Whenever one finds oneself inclined to bitterness, it is a sign of emotional failure.
Too little liberty brings stagnation, and too much brings chaos.
One of the most interesting and harmful delusions to which men and nations can be subjected is that of imagining themselves special instruments of the Divine Will.
Religions, which condemn the pleasures of sense, drive men to seek the pleasures of power. Throughout history power has been the vice of the ascetic.
If the State does not acquire supremacy over [vast private] enterprises, it becomes their puppet, and they become the real State.
No man can be a good teacher unless he has feelings of warm affection toward his pupils and a genuine desire to impart to them what he believes to be of value.
Find more pleasure in intelligent dissent than in passive agreement, for, if you value intelligence as you should, the former implies a deeper agreement than the latter.
Science may set limits to knowledge, but should not set limits to imagination.
The thing that I should wish to obtain from money would be leisure with security.
That the world is in a bad shape is undeniable, but there is not the faintest reason in history to suppose that Christianity offers a way out.
I think we ought always to entertain our opinions with some measure of doubt. I shouldn't wish people dogmatically to believe any philosophy, not even mine.
An educator should think of a child as a gardener thinks of a plant, as something to be made to grow by having the right soil and the right amount of water. If your roses fail to bloom, it does not occur to you to whip them, but you try to find out what has been amiss in your treatment of them. ... The important thing is what the children do, and not what they do not do. And what they do, if it is to have value, must be a spontaneous expression of their own vital energy.
There is something feeble, and a little contemptible, about a man who cannot face the perils of life without the help of comfortable myths. Almost inevitably some part of him is aware that they are myths and that he believes them only because they are comforting. But he dare not face this thought, and he therefore cannot carry his own reflection to any logical conclusion.
RELIGION: A set of beliefs held as dogmas, dominating the conduct of life, going beyond or contrary to evidence, and inculcated by methods which are emotional or authoritarian, not intellectual.
If one man offers you democracy and another offers you a bag of grain, at what stage of starvation do you prefer the grain to the vote?
When you are studying any matter or considering any philosophy, ask yourself only: what are the facts, and what is the truth that the facts bear out. Never let yourself be diverted by what you wish to believe, but look only and surely at what are the facts.

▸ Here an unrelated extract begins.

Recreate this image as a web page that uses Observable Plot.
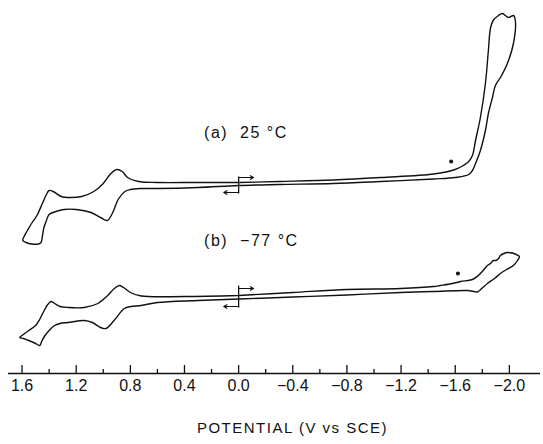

I do not pretend to be able to prove that there is no God. I equally cannot prove that Satan is a fiction. The Christian god may exist; so may the gods of Olympus, or of ancient Egypt, or of Babylon. But no one of these hypotheses is more probable than any other: they lie outside the region of even probable knowledge, and therefore there is no reason to consider any of them.
I believe that when I die I shall rot, and nothing of my ego will survive. I am not young, and I love life. But I should scorn to shiver with terror at the thought of annihilation. Happiness is nonetheless true happiness because it must come to an end, nor do thought and love lose their value because they are not everlasting.
Drunkeness is temporary suicide: the happiness that it brings is merely negative, a momentary cessation of unhappiness.
Truth is a shining goddess, always veiled, always distant, never wholly approachable, but worthy of all the devotion of which the human spirit is capable.
If I were granted omnipotence, and millions of years to experiment in, I should not think Man much to boast of as the final result of all my efforts.
I do not believe that science per se is an adequate source of happiness, nor do I think that my own scientific outlook has contributed very greatly to my own happiness, which I attribute to defecating twice a day with unfailing regularity.
What is wanted is not the will to believe, but the will to find out, which is the exact opposite.
Change is one thing, progress is another.
When we look at a rock what we are seeing is not the rock, but the effect of the rock upon us.